Your Guide to Surviving the New Yankpire Order #1

The day we have long dreaded has arrived: The New York Yankees are champions of the baseball world yet again. For 8 long years we were free from their tyranny, their smug aggrandizement, their infuriating sense of entitlement, but now, after a brief respite of peace and prosperity throughout the baseball land, all must genuflect and obey the commands of our new Yankpire overlords.
Sure, we probably should have seen this coming (whenever popular culture tells us that "Vampires are soooooooooooo hot right now" the Yankpires seem to make a comeback/with Obama in office the Republican voodoo against Yankpires was broken [last Republican president to witness a Yankees victory--Eisenhower]) but we all had hopes, we had dreams, and now we just have Tex, CC, A-Rod and Jeets (shudder).

So how do we, the humble NON-Yankpires survive? How can we avoid arousing the ire of Yankpires, their devoted legions of fans, and the media apparatus of Fox who hopes that this is the beginning of new dynasty, a rating resurgence and something slightly more onerous than Joe Buck himself?

In the coming weeks and months we here at Peanuts from Heaven will do our best to prepare you for the onslaught of Yankpires and Yankpire related hype which may make life difficult for A's, O's, Pirates, Cardinals, Sox of various colors and of course--the greatest people on earth--Twins fans.
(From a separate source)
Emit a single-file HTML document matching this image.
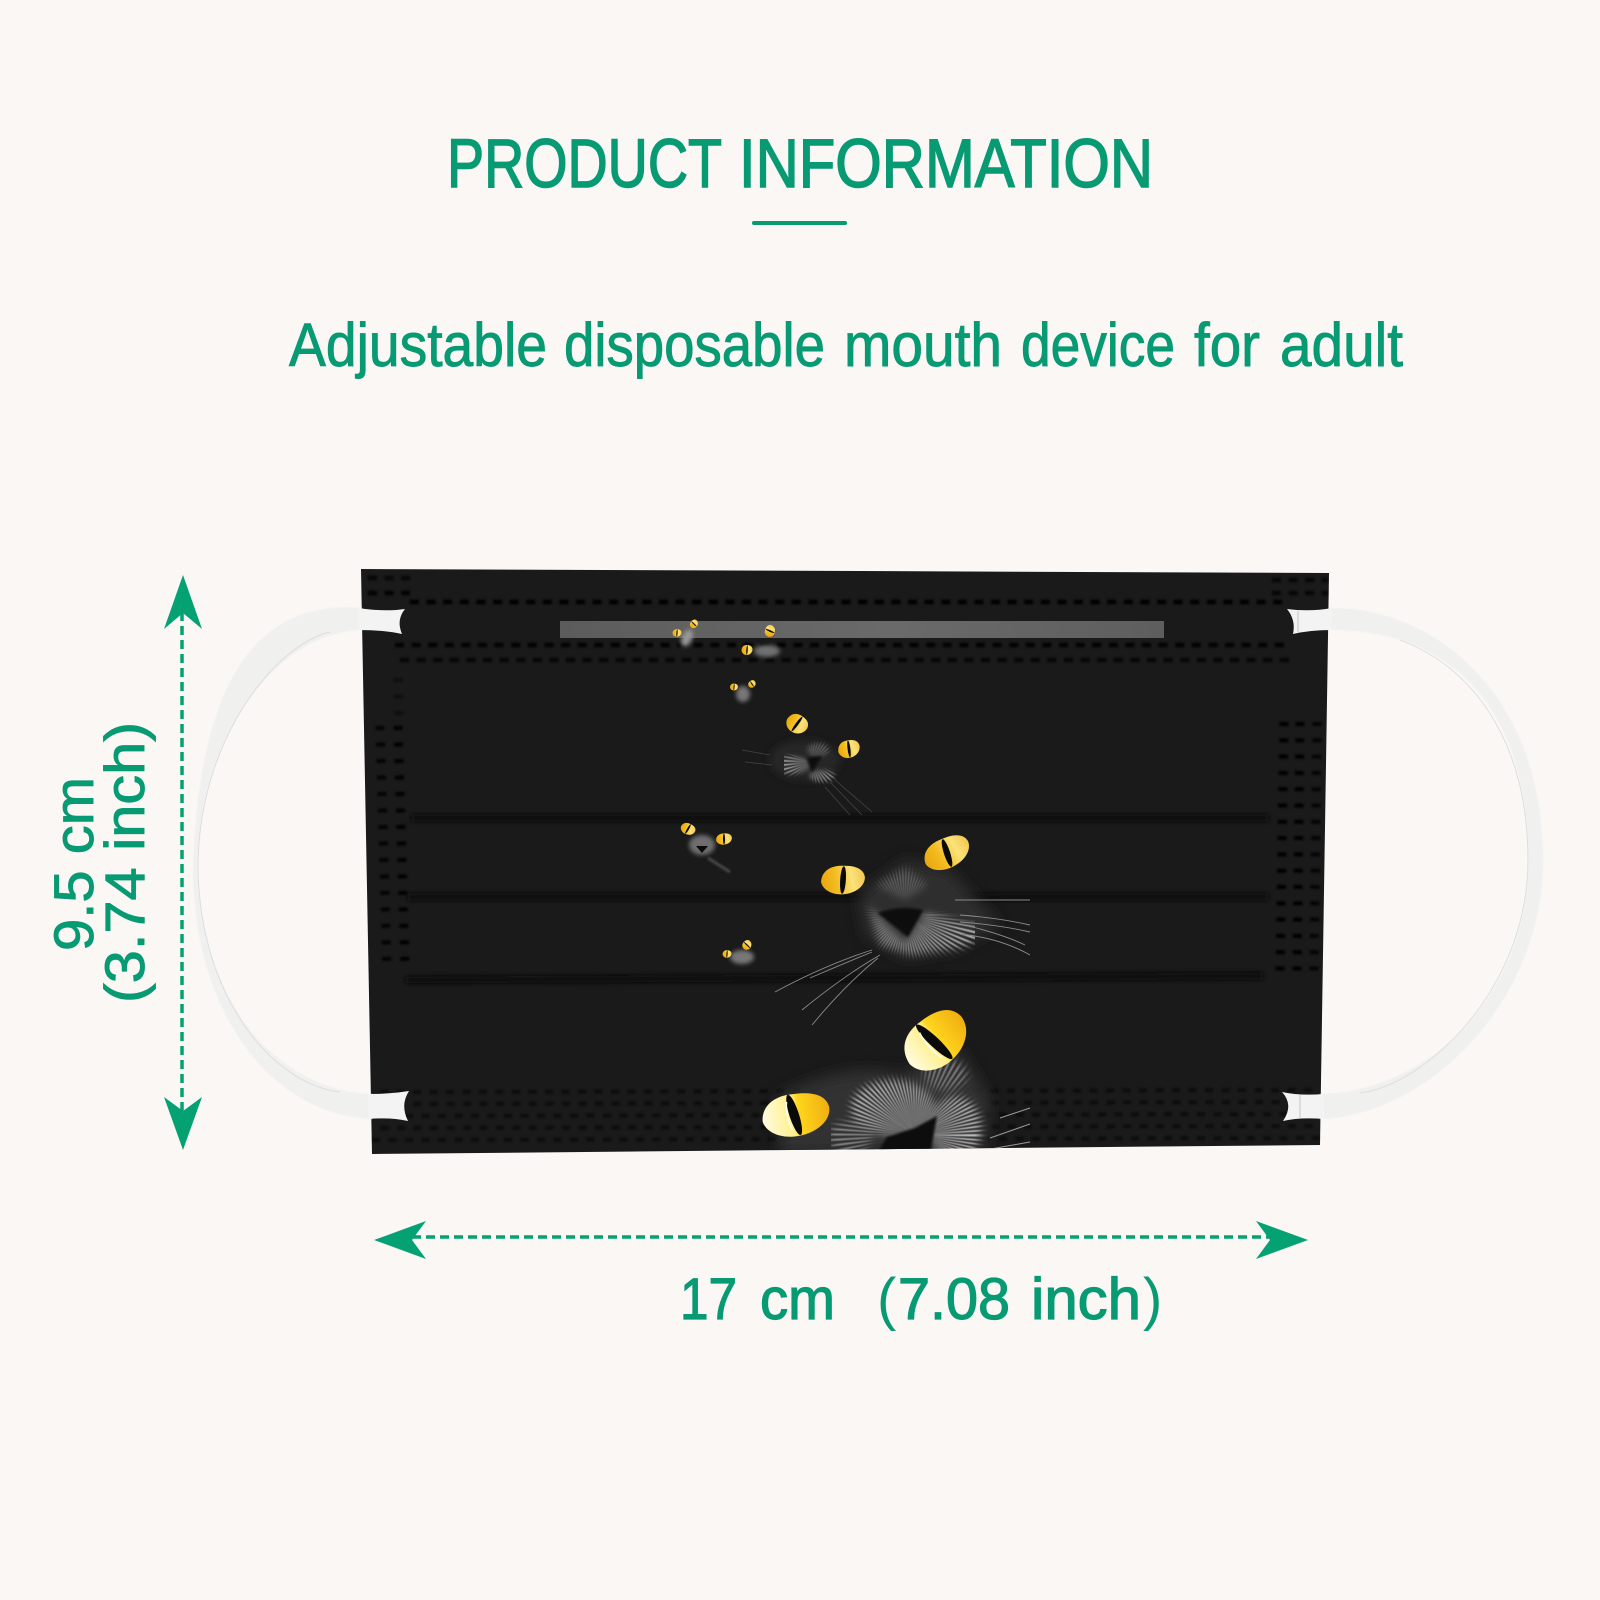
<!DOCTYPE html>
<html><head><meta charset="utf-8"><style>
html,body{margin:0;padding:0;background:#fbf7f5}
svg{display:block}
text{font-family:"Liberation Sans",sans-serif;fill:#079a73;stroke:#079a73}
</style></head><body>
<svg xmlns="http://www.w3.org/2000/svg" width="1600" height="1600" viewBox="0 0 1600 1600">
<defs>
<linearGradient id="eyeG" x1="0" x2="1" y1="0.5" y2="0.4"><stop offset="0" stop-color="#e8a80e"/><stop offset=".35" stop-color="#f4bd22"/><stop offset=".7" stop-color="#fbe27a"/><stop offset="1" stop-color="#f2c850"/></linearGradient>
<linearGradient id="eyeB" x1="0" x2="1" y1="0.5" y2="0.5"><stop offset="0" stop-color="#fffbe0"/><stop offset=".45" stop-color="#fff08a"/><stop offset=".55" stop-color="#ffd51c"/><stop offset="1" stop-color="#f0ae12"/></linearGradient>
<linearGradient id="strip" x1="0" x2="1" y1="0" y2="0"><stop offset="0" stop-color="#5c5c5c"/><stop offset=".55" stop-color="#6a6a6a"/><stop offset="1" stop-color="#5e5e5e"/></linearGradient>
<g id="eye"><path d="M-1 .05C-.95-.45-.5-.65 0-.62 .5-.62.95-.5 1-.1 1 .3.55.6 0 .62-.5.65-.95.4-1 .05Z" fill="url(#eyeG)"/><ellipse cx="0" cy="0" rx=".13" ry=".6" fill="#0a0a0a" transform="rotate(6)"/></g>
<g id="eyeBig"><path d="M-1 .05C-.95-.45-.5-.65 0-.62 .5-.62.95-.5 1-.1 1 .3.55.6 0 .62-.5.65-.95.4-1 .05Z" fill="url(#eyeB)"/><ellipse cx="-.05" cy="-.02" rx=".14" ry=".62" fill="#0a0a0a" transform="rotate(-10)"/><path d="M-.22-.42Q-.32 0-.16.42" stroke="#fff" stroke-width=".04" fill="none"/></g>
<filter id="b0" x="-5%" y="-5%" width="110%" height="110%"><feGaussianBlur stdDeviation=".4"/></filter>
<filter id="b05" x="-20%" y="-20%" width="140%" height="140%"><feGaussianBlur stdDeviation=".45"/></filter>
<filter id="b1" x="-20%" y="-20%" width="140%" height="140%"><feGaussianBlur stdDeviation="1.1"/></filter>
<filter id="b2" x="-50%" y="-50%" width="200%" height="200%"><feGaussianBlur stdDeviation="2.2"/></filter>
<filter id="b4" x="-50%" y="-50%" width="200%" height="200%"><feGaussianBlur stdDeviation="7"/></filter>
<filter id="b6" x="-50%" y="-50%" width="200%" height="200%"><feGaussianBlur stdDeviation="4"/></filter>
<clipPath id="maskClip"><path d="M361 569L1329 573 1320 1145 372 1154Z"/></clipPath>
<mask id="mA" maskUnits="userSpaceOnUse" x="780" y="820" width="280" height="180"><g filter="url(#b6)" fill="#fff">
 <path d="M868 905L905 942 925 912 998 932 960 948 912 955 880 945Z"/><path d="M875 885L905 868 928 885 905 900Z" fill="#888"/></g></mask>
<mask id="mB" maskUnits="userSpaceOnUse" x="780" y="1020" width="260" height="140"><g filter="url(#b6)" fill="#fff">
 <ellipse cx="893" cy="1108" rx="42" ry="28"/><ellipse cx="955" cy="1128" rx="26" ry="32"/><ellipse cx="850" cy="1137" rx="22" ry="16" fill="#999"/><ellipse cx="945" cy="1075" rx="22" ry="16" fill="#888"/></g></mask>
<mask id="mE" maskUnits="userSpaceOnUse" x="760" y="730" width="110" height="70"><g filter="url(#b2)" fill="#fff">
 <ellipse cx="791" cy="765" rx="19" ry="9"/><ellipse cx="818" cy="750" rx="11" ry="7" fill="#aaa"/><ellipse cx="822" cy="776" rx="13" ry="6"/></g></mask>
</defs>
<rect width="1600" height="1600" fill="#fbf7f5"/>

<!-- Headings -->
<g font-size="69" stroke-width="1.5">
<text x="447" y="187" textLength="275" lengthAdjust="spacingAndGlyphs">PRODUCT</text>
<text x="739" y="187" textLength="414" lengthAdjust="spacingAndGlyphs">INFORMATION</text>
</g>
<rect x="752" y="221" width="95" height="4" rx="2" fill="#079a73"/>
<g font-size="61" stroke-width=".9">
<text x="289" y="366" textLength="258" lengthAdjust="spacingAndGlyphs">Adjustable</text>
<text x="564" y="366" textLength="261" lengthAdjust="spacingAndGlyphs">disposable</text>
<text x="844" y="366" textLength="158" lengthAdjust="spacingAndGlyphs">mouth</text>
<text x="1021" y="366" textLength="154" lengthAdjust="spacingAndGlyphs">device</text>
<text x="1194" y="366" textLength="66" lengthAdjust="spacingAndGlyphs">for</text>
<text x="1280" y="366" textLength="123" lengthAdjust="spacingAndGlyphs">adult</text>
</g>

<!-- Mask body -->
<path d="M361 569L1329 573 1320 1145 372 1154Z" fill="#1a1a1a"/>
<g clip-path="url(#maskClip)">
 <g filter="url(#b1)" fill="none" stroke="#050505">
  <g stroke-width="4.5" stroke-dasharray="9 7.6">
   <line x1="368" y1="578" x2="410" y2="578" opacity=".7"/>
   <line x1="368" y1="593" x2="410" y2="593" opacity=".9"/>
   <line x1="410" y1="602" x2="1290" y2="602"/>
   <line x1="395" y1="645" x2="1290" y2="645" opacity=".9"/>
   <line x1="400" y1="660" x2="1290" y2="660" opacity=".75"/>
   <line x1="1272" y1="580" x2="1328" y2="580" opacity=".7"/>
   <line x1="1272" y1="593" x2="1328" y2="593" opacity=".7"/>
  </g>
  <g stroke-width="9" stroke-dasharray="4 12.5">
   <line x1="380" y1="726" x2="387" y2="965" opacity=".85"/>
   <line x1="398" y1="726" x2="405" y2="965" opacity=".95"/>
   <line x1="398" y1="678" x2="399" y2="722" opacity=".4"/>
  </g>
  <g stroke-width="9" stroke-dasharray="4 12.3">
   <line x1="1284" y1="722" x2="1280" y2="975"/>
   <line x1="1300" y1="722" x2="1297" y2="975"/>
   <line x1="1317" y1="722" x2="1314" y2="975" opacity=".8"/>
  </g>
  <g stroke-width="4" opacity=".5" stroke-dasharray="8 8.5">
   <line x1="380" y1="1092" x2="1320" y2="1090"/>
   <line x1="372" y1="1104" x2="1320" y2="1102" stroke-dashoffset="8"/>
   <line x1="372" y1="1116" x2="1320" y2="1114"/>
   <line x1="372" y1="1128" x2="1320" y2="1126" stroke-dashoffset="8"/>
   <line x1="372" y1="1140" x2="1320" y2="1138"/>
  </g>
 </g>
 <g stroke="#070707" stroke-width="7" filter="url(#b2)" fill="none">
  <line x1="412" y1="818" x2="1268" y2="818"/>
  <line x1="408" y1="897" x2="1268" y2="897"/>
  <line x1="406" y1="980" x2="1263" y2="976"/>
 </g>
 <rect x="560" y="621" width="604" height="17" fill="url(#strip)"/>

 <!-- Bottom cat -->
 <g>
  <path d="M780 1095Q850 1060 900 1075L960 1050 990 1100 985 1154H780Z" fill="#303030" filter="url(#b4)"/>
  <g mask="url(#mB)"><circle cx="915" cy="1135" r="60" fill="none" stroke="#c8c8c8" stroke-width="118" stroke-dasharray="1.6 2.4" filter="url(#b05)"/></g>
  <path d="M877 1154L887 1137 915 1128 937 1116 930 1154Z" fill="#0a0a0a" filter="url(#b1)"/>
  <g stroke="#9a9a9a" stroke-width="1" fill="none"><path d="M1000 1118L1030 1108"/><path d="M990 1138L1030 1124"/><path d="M985 1150L1030 1142"/></g>
  <use href="#eyeBig" transform="translate(796,1115) rotate(-8) scale(34,34)"/>
  <use href="#eyeBig" transform="translate(936,1041) rotate(-38) scale(35,40)"/>
 </g>

 <!-- Middle cat -->
 <g>
  <path d="M858 895L905 860 950 870 1000 925 955 950 905 958 865 935Z" fill="#2e2e2e" filter="url(#b4)"/>
  <g mask="url(#mA)"><circle cx="905" cy="915" r="50" fill="none" stroke="#bfbfbf" stroke-width="96" stroke-dasharray="1.5 2.3" filter="url(#b05)"/></g>
  <path d="M878 913Q900 905 923 910L908 937Z" fill="#090909" filter="url(#b1)"/>
  <g stroke="#8a8a8a" stroke-width=".9" fill="none">
   <path d="M872 950Q825 965 775 992"/><path d="M872 952Q840 965 810 978"/><path d="M880 955Q845 975 802 1010"/><path d="M878 958Q845 985 812 1025"/>
   <path d="M960 915Q1000 918 1030 925"/><path d="M960 922Q1000 925 1030 932"/><path d="M965 925Q1005 935 1025 945"/><path d="M960 934Q1000 938 1030 955"/><path d="M955 900Q1000 900 1030 900"/>
  </g>
  <use href="#eye" transform="translate(843,880) rotate(-2) scale(22,23)"/>
  <use href="#eye" transform="translate(947,853) rotate(-24) scale(24,24)"/>
 </g>

 <!-- Upper large-ish cat -->
 <g>
  <ellipse cx="805" cy="760" rx="35" ry="20" fill="#282828" filter="url(#b6)"/>
  <g mask="url(#mE)"><circle cx="812" cy="762" r="20" fill="none" stroke="#b0b0b0" stroke-width="38" stroke-dasharray="1.2 1.8" filter="url(#b05)"/></g>
  <path d="M807 758L822 756 812 772Z" fill="#0a0a0a" filter="url(#b1)"/>
  <g stroke="#444" stroke-width=".8" fill="none"><path d="M830 782L862 815"/><path d="M835 780L872 812"/><path d="M825 787L850 815"/><path d="M770 755L742 750"/><path d="M772 765L745 762"/></g>
  <use href="#eye" transform="translate(797,724) rotate(32) scale(11,15)"/>
  <use href="#eye" transform="translate(849,749) rotate(-12) scale(11,14)"/>
 </g>

 <!-- Small cat row 3 -->
 <g>
  <ellipse cx="702" cy="845" rx="13" ry="10" fill="#6e6e6e" filter="url(#b2)"/>
  <path d="M708 858L730 872" stroke="#4a4a4a" stroke-width="3" filter="url(#b1)"/>
  <path d="M696 846L708 846 702 853Z" fill="#0a0a0a"/>
  <use href="#eye" transform="translate(688,829) rotate(25) scale(7.5,9)"/>
  <use href="#eye" transform="translate(724,839) rotate(-6) scale(8,9)"/>
 </g>

 <!-- Tiny cats -->
 <g>
  <ellipse cx="742" cy="957" rx="12" ry="7" fill="#777" filter="url(#b2)"/>
  <use href="#eye" transform="translate(727,954) scale(4.5,6)"/>
  <use href="#eye" transform="translate(747,945) rotate(-50) scale(5,7)"/>
  <ellipse cx="687" cy="638" rx="5" ry="9" fill="#999" filter="url(#b2)" transform="rotate(25 687 638)"/>
  <use href="#eye" transform="translate(677,633) scale(4.5,6)"/>
  <use href="#eye" transform="translate(694,624) rotate(-50) scale(4.5,6)"/>
  <ellipse cx="767" cy="651" rx="13" ry="6" fill="#6f6f6f" filter="url(#b2)"/>
  <use href="#eye" transform="translate(747,650) scale(5.5,8)"/>
  <use href="#eye" transform="translate(770,631) rotate(-70) scale(6,8)"/>
  <ellipse cx="743" cy="694" rx="7" ry="8" fill="#777" filter="url(#b2)"/>
  <use href="#eye" transform="translate(734,687) scale(4,5.5)"/>
  <use href="#eye" transform="translate(752,684) rotate(-40) scale(4,5.5)"/>
 </g>
</g>

<!-- Ear loops -->
<g fill="#f0f0ef" filter="url(#b0)">
 <path d="M362 608C270 600 200 660 193 868 193 1010 270 1115 372 1119L372 1094C275 1090 200 1000 198 868 198 740 275 632 362 630Z"/>
 <path d="M1329 608C1430 606 1543 690 1543 860 1543 1000 1430 1115 1320 1119L1320 1094C1425 1092 1528 1000 1528 860 1528 685 1430 628 1328 630Z"/>
</g>
<g fill="none" stroke="#dcdcdc" stroke-width=".9">
 <path d="M330 632C275 645 198 740 198 868 200 1000 275 1085 340 1092"/>
 <path d="M1400 640C1480 670 1528 750 1528 860 1528 990 1425 1085 1360 1093"/>
</g>
<g fill="#f3f3f3">
 <path d="M358 608Q385 612 405 609 396 620 402 634 385 630 358 630Z"/>
 <path d="M368 1094Q390 1094 409 1091 400 1105 408 1121 390 1117 368 1119Z"/>
 <path d="M1332 608Q1310 612 1287 609 1296 620 1293 634 1310 630 1332 630Z"/>
 <path d="M1324 1094Q1300 1096 1282 1092 1294 1105 1283 1121 1300 1117 1324 1119Z"/>
</g>
<line x1="1298" y1="611" x2="1298" y2="632" stroke="#c4c4c4" stroke-width="1"/>
<line x1="1300" y1="1095" x2="1300" y2="1118" stroke="#c4c4c4" stroke-width="1"/>

<!-- Vertical dimension -->
<line x1="182" y1="612" x2="182" y2="1112" stroke="#04a172" stroke-width="3.5" stroke-dasharray="9 5"/>
<path d="M183 575L202 629 183 613 164 629Z" fill="#04a172"/>
<path d="M183 1150L202 1097 183 1111 164 1097Z" fill="#04a172"/>
<g font-size="56" stroke-width=".9">
<text transform="translate(93,951) rotate(-90)" textLength="174" lengthAdjust="spacingAndGlyphs">9.5 cm</text>
<text transform="translate(144,1003) rotate(-90)" textLength="281" lengthAdjust="spacingAndGlyphs">(3.74 inch)</text>
</g>

<!-- Horizontal dimension -->
<line x1="412" y1="1237" x2="1270" y2="1237" stroke="#04a172" stroke-width="3.5" stroke-dasharray="9 5"/>
<path d="M374 1240L426 1221 412 1240 426 1259Z" fill="#04a172"/>
<path d="M1308 1240L1256 1221 1270 1240 1256 1259Z" fill="#04a172"/>
<g font-size="58" stroke-width="1.2">
<text x="680" y="1319" textLength="57" lengthAdjust="spacingAndGlyphs">17</text>
<text x="760" y="1319" textLength="75" lengthAdjust="spacingAndGlyphs">cm</text>
<text x="877" y="1319" stroke-width="0">(</text>
<text x="898" y="1319" textLength="112" lengthAdjust="spacingAndGlyphs">7.08</text>
<text x="1031" y="1319" textLength="110" lengthAdjust="spacingAndGlyphs">inch</text>
<text x="1143" y="1319" stroke-width="0">)</text>
</g>
</svg>
</body></html>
Our first piece of advice comes from my little cousin, who will be known here as Home Run Nelson. Quoth the wise, wise 8 year old: "I just root for 'em. A lot of kids in school are talking about it. It's mostly Yankees..."

Though Home Run claims he's a Yankees fan, he confessed under the duress of his intensely pressurized elementary school environment. He just "roots for 'em" like a lot of people around him. So perhaps the best way to survive the Yankpire Empire (or Yankpirepire, if you will), is to pretend that you are hip to our new overlords, say "All hail Joe Girardi!" (but do so with your fingers crossed behind your back). Feel free to notice the tonnage of ESPN articles on "Yankees sign _______ in quest to repeat" but don't acknowledge, worry, or care about. To put it simply: swim down stream!

Possible side effects may include: accidental desire to become a Yankpire--if you exhibit any signs of Yankpiredom (including, but not limited to: a desire to wear thin undershirts with backwards baseball caps, repeated use of the phrase: "YO, PEDRO! WHO'S YER DADDY?!?", empathy for Scott Boras, or an insatiable desire for the blood of Blue Jays and Mariners) consult your local physican/exorcist.

We will attempt to post more advice when we are able, but as the semesters wind up (or down, or something) posts may be harder to squeeze in to rather frantic schedules. Nevertheless, stay strong loyal Peanuts, we will return to guide you.